FOSS Patents reports that Apple has been granted an expanded sales ban on Samsung's Galaxy Tab 7.7 over design infringement, with a German court issuing a preliminary injunction ruling that Samsung may not sell the device anywhere in the European Union. A sales ban in Germany has been in effect for a number of months now under a decision related to its larger sibling, the Galaxy Tab 10.1, but today's decision extends the ban to all EU countries.
The lower court had originally entered an EU-wide preliminary injunction against the Galaxy Tab 10.1 affecting not only Samsung's German subsidiary but also its Korean parent company and, as a result, the Samsung group as a whole. It then modified that order so as to apply only to the German subsidiary, holding that Apple had not proven that the Korean parent company has an "establishment" in Germany. The appeals court, however, disagreed and found (already in the Galaxy Tab 10.1 decision) that Samsung's German subsidiary is effectively an establishment of the Korean parent company, even though it formally claims to be an independent legal entity.

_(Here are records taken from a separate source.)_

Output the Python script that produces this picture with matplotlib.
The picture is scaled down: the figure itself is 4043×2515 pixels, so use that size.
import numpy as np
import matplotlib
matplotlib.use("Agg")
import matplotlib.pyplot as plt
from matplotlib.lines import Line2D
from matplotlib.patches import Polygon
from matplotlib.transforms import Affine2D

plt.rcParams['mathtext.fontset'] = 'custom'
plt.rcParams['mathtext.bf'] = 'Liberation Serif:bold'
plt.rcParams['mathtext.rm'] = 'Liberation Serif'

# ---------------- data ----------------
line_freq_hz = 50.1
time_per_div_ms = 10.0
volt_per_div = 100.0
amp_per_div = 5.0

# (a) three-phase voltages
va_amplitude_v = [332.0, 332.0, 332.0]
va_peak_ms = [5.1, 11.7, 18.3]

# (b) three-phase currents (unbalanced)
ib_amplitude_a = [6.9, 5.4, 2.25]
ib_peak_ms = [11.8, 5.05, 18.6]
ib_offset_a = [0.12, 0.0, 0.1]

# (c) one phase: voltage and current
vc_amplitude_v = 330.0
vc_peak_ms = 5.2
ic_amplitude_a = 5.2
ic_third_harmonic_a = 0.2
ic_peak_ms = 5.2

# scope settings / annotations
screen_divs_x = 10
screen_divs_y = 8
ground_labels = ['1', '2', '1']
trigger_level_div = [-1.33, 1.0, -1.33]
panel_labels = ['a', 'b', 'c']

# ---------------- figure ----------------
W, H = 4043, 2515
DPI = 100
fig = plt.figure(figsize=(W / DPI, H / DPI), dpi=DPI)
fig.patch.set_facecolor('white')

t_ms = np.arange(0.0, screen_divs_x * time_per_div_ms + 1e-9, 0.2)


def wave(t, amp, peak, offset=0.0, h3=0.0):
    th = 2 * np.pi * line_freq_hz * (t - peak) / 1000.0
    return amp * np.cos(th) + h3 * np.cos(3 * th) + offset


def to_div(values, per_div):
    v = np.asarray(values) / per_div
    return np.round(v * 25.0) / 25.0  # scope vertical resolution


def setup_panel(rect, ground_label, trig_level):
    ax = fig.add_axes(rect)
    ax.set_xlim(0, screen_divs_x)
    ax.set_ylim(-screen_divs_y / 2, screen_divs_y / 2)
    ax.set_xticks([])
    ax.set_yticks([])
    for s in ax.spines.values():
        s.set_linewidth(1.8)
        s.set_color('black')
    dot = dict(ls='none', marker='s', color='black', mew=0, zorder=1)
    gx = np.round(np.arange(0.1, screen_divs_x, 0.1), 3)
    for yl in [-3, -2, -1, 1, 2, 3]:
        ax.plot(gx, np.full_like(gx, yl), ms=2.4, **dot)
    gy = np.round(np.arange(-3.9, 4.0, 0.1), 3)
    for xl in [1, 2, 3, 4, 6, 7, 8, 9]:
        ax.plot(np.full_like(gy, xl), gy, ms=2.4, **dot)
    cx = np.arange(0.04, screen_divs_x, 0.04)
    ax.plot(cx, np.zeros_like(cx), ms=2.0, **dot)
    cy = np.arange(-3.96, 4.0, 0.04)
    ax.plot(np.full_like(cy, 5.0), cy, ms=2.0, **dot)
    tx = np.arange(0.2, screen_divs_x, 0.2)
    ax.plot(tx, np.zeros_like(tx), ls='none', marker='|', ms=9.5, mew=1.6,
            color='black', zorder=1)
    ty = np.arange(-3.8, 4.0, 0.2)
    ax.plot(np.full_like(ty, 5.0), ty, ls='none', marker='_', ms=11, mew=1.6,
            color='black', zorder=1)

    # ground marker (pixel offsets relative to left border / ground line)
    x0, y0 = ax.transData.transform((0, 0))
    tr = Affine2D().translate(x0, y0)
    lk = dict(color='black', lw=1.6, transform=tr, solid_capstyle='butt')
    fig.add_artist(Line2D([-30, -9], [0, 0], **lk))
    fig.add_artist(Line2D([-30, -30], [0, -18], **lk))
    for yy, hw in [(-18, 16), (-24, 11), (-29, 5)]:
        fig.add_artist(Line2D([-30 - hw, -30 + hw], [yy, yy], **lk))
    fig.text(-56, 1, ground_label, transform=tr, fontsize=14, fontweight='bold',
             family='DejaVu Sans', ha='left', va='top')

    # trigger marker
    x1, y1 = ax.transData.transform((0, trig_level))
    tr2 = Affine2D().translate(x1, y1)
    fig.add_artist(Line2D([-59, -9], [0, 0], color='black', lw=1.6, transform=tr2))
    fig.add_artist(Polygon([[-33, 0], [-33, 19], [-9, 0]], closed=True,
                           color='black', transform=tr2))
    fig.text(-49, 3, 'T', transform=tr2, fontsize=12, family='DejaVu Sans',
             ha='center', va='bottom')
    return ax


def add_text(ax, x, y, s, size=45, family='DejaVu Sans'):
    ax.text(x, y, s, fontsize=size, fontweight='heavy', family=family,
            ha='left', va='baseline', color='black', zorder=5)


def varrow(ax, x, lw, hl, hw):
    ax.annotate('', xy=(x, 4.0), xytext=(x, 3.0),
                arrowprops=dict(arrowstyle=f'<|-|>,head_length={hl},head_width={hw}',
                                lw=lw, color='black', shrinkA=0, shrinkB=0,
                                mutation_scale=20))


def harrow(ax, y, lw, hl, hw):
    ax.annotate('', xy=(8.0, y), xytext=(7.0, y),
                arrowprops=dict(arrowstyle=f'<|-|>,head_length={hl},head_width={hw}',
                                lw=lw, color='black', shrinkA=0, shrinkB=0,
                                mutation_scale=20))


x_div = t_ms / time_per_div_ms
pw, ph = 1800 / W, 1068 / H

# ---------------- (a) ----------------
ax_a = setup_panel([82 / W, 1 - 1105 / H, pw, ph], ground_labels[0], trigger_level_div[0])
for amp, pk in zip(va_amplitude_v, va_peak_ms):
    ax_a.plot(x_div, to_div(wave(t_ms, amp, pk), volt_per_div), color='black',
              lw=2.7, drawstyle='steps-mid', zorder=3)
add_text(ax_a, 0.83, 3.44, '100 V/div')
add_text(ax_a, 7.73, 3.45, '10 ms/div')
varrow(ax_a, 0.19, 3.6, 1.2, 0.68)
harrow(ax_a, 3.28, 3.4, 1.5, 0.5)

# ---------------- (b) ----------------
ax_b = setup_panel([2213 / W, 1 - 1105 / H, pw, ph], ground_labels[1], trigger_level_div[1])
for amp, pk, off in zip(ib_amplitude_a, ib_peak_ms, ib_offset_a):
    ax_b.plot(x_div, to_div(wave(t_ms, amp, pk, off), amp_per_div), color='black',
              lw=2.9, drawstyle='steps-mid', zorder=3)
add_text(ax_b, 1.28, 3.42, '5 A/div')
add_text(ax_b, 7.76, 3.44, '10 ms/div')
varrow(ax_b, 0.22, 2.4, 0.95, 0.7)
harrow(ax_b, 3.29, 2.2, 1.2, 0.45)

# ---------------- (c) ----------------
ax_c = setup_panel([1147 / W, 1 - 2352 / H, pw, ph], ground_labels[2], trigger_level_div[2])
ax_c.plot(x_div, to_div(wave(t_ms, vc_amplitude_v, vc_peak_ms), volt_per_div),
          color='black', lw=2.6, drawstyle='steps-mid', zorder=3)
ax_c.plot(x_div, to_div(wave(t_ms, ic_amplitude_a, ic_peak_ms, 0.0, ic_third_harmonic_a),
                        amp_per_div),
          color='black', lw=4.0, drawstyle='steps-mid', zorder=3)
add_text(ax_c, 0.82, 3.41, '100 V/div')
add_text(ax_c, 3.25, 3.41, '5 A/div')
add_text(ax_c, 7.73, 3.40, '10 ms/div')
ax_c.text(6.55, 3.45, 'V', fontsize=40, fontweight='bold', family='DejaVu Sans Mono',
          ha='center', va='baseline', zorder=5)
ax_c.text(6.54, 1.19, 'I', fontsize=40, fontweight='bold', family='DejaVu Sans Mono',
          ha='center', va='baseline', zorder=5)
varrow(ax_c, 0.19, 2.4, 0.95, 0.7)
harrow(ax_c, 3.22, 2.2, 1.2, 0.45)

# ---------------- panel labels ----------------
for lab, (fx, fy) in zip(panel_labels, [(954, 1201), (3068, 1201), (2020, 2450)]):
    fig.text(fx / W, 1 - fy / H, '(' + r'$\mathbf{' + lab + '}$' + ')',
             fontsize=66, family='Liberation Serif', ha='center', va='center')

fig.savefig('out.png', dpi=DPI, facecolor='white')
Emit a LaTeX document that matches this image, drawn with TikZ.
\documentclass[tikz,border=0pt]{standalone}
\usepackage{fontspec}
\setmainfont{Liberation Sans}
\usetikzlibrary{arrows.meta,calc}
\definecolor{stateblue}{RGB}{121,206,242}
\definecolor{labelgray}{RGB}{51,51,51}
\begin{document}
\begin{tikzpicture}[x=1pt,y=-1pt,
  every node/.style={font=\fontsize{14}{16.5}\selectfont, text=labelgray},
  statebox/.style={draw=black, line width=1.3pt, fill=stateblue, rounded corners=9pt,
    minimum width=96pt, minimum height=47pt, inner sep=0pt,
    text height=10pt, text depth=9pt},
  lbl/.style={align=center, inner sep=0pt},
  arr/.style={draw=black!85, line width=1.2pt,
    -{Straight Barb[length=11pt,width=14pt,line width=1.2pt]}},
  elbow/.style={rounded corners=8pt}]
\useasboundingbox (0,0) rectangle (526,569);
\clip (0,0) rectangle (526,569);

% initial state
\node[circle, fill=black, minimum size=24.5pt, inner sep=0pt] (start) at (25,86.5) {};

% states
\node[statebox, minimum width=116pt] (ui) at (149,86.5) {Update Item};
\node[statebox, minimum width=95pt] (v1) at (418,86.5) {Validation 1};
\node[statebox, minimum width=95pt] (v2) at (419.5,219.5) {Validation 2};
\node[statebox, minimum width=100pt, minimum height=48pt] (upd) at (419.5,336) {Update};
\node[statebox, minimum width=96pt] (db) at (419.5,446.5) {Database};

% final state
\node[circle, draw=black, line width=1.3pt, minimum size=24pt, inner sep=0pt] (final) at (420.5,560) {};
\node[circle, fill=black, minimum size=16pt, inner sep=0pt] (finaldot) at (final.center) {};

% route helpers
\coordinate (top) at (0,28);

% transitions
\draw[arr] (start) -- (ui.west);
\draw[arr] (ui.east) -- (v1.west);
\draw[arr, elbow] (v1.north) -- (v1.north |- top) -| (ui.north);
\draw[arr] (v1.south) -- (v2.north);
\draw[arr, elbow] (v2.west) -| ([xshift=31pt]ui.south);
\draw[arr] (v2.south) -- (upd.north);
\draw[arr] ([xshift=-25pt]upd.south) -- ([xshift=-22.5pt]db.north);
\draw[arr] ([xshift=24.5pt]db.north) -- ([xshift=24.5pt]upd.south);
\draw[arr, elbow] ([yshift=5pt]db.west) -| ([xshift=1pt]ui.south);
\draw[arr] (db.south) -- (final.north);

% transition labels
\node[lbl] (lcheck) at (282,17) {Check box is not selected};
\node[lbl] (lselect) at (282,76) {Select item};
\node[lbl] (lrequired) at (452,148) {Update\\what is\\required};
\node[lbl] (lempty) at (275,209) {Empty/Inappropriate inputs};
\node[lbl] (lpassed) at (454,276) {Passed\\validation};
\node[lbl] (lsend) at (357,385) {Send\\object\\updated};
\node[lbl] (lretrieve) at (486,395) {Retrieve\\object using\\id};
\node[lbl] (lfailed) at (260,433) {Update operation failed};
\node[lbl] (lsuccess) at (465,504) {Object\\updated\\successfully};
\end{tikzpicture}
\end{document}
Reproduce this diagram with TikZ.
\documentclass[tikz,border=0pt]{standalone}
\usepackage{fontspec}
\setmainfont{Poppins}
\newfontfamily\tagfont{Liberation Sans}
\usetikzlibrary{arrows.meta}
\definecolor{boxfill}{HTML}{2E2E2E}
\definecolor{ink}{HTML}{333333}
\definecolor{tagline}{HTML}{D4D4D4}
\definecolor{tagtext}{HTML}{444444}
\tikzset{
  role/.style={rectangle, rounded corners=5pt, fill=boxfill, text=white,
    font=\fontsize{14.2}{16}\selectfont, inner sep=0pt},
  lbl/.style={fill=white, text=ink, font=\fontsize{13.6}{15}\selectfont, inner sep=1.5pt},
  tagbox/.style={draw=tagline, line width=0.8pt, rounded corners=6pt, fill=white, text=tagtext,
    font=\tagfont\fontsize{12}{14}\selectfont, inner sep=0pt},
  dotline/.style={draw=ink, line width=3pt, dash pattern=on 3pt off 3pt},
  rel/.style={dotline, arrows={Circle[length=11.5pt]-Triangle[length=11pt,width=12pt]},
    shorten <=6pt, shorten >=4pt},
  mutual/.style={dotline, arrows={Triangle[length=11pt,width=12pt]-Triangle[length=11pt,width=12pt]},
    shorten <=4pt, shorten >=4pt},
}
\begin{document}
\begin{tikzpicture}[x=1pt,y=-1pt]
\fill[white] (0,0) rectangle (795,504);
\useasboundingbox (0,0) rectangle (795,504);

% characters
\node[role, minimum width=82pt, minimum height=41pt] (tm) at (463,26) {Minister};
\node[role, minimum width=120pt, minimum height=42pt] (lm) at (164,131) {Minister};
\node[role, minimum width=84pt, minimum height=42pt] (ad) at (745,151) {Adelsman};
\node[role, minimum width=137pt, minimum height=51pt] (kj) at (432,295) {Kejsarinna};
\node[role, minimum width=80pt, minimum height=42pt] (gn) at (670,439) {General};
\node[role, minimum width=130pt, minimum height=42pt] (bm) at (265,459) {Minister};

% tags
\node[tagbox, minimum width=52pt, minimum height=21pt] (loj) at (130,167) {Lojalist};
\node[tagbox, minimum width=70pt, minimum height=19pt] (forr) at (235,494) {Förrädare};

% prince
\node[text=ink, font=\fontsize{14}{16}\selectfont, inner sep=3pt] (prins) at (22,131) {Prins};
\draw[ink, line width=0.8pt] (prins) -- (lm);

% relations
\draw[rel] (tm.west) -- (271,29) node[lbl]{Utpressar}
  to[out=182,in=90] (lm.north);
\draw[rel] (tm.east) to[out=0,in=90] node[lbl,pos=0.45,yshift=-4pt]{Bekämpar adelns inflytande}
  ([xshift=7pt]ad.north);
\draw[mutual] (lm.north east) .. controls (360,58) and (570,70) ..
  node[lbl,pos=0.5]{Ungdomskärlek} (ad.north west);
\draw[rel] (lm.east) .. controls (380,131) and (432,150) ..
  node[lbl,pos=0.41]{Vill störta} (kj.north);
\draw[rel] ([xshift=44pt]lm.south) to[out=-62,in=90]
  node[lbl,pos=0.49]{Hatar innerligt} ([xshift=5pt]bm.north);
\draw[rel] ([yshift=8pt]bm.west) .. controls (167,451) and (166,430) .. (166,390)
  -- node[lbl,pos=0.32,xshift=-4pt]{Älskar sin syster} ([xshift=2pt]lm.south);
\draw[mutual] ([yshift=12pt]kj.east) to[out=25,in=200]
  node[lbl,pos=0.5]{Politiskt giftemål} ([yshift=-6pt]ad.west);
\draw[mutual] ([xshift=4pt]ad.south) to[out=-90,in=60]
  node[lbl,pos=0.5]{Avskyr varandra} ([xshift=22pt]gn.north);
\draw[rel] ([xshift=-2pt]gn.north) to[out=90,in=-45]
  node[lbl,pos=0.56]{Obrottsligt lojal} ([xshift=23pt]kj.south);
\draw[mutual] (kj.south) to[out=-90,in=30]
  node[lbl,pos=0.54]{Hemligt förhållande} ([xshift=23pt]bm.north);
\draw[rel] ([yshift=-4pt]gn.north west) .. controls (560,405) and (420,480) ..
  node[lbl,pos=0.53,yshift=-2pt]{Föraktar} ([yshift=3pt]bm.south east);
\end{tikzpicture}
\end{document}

The appeals court did not, however, find in Apple's favor regarding the Galaxy Tab 10.1N that Samsung released with a tweaked design to skirt around an injunction on the original Galaxy Tab 10.1. That design was a product of close collaboration between Samsung's designers and lawyers in order to address the court's findings of design infringement in the original model.
The report notes that these rulings are still preliminary, with Apple still pushing forward on two separate cases against Samsung in the German courts covering a total of five tablet and ten smartphone models.